SOME wins, some losses, the PML-N on top, PTI underlining its status as a credible political force, the PPP and ANP scoring victories in Punjab and KP respectively that have pulled them back from political oblivion — Thursday’s by-elections produced the expected grab bag of results. With the by-elections coming so soon after the general election, they can hardly be interpreted as the electorate’s view on the performance of the national and provincial governments. In any case, by-elections are notoriously difficult to interpret, even if held well into an assembly’s term: negative voter opinion on a government’s performance is usually countered by the fact that by-elections are held on a political government’s watch, meaning the state apparatus is often tilted in the government’s favour.

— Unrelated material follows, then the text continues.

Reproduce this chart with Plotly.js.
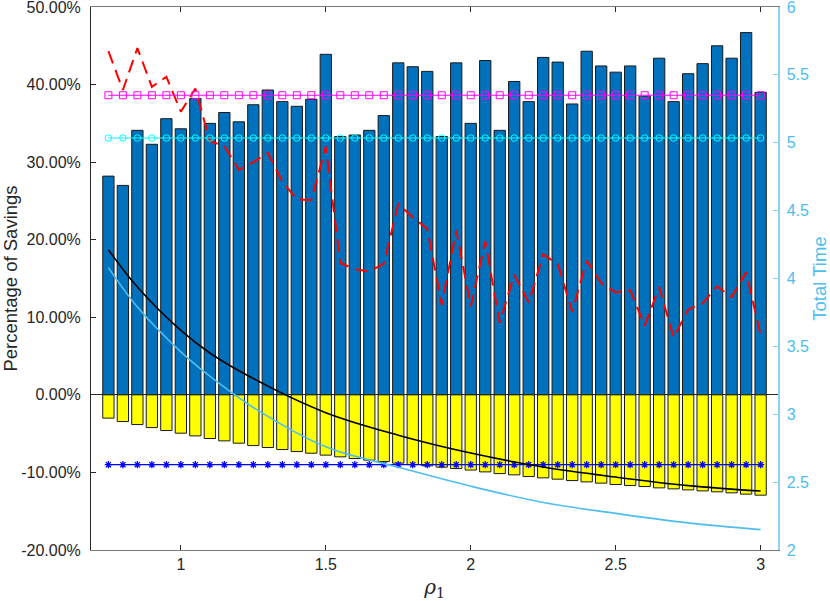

The large number of by-elections did though underline some severe provincial differences. Consider how while rural Sindh was electing a woman to a National Assembly seat, the uber-conservative belt of KP was yet again barring women from voting. While undoubtedly a localised affair in which all political parties and the local administration play their part, the time has come to take forceful punitive measures and also work out a preventive scheme for future elections. In matters of conservative culture, it can’t simply be left at beefing up security outside women’s polling stations. What’s needed is a proactive approach that works with local community leaders and politicians to educate them on women’s rights and make them aware of sanctions that may be imposed if there is a repeat at the next election. But the matter is not one for the state alone to enforce compliance with; why do the political parties themselves tolerate such practices? The obvious explanation is that in a highly competitive political environment, no party wants to alienate its local support base by sanctioning or suspending party members and candidates who try and keep women out of the voting process. But surely what may be difficult to achieve in isolation for the various parties, it is possible to do from a joint platform. Assemblies that have a significant number of female legislators can surely lead from the front on a cross-party basis.

Lost in the ‘who-won, who-lost’ frenzy was another important point: why do election laws permit candidates to contest more than one seat in a general election, forcing so many costly and time-wasting by-polls? Given that most party heads have at some stage contested multiple seats, the parties would prefer to remain quiet on this matter. But it is a waste of money, time and resources.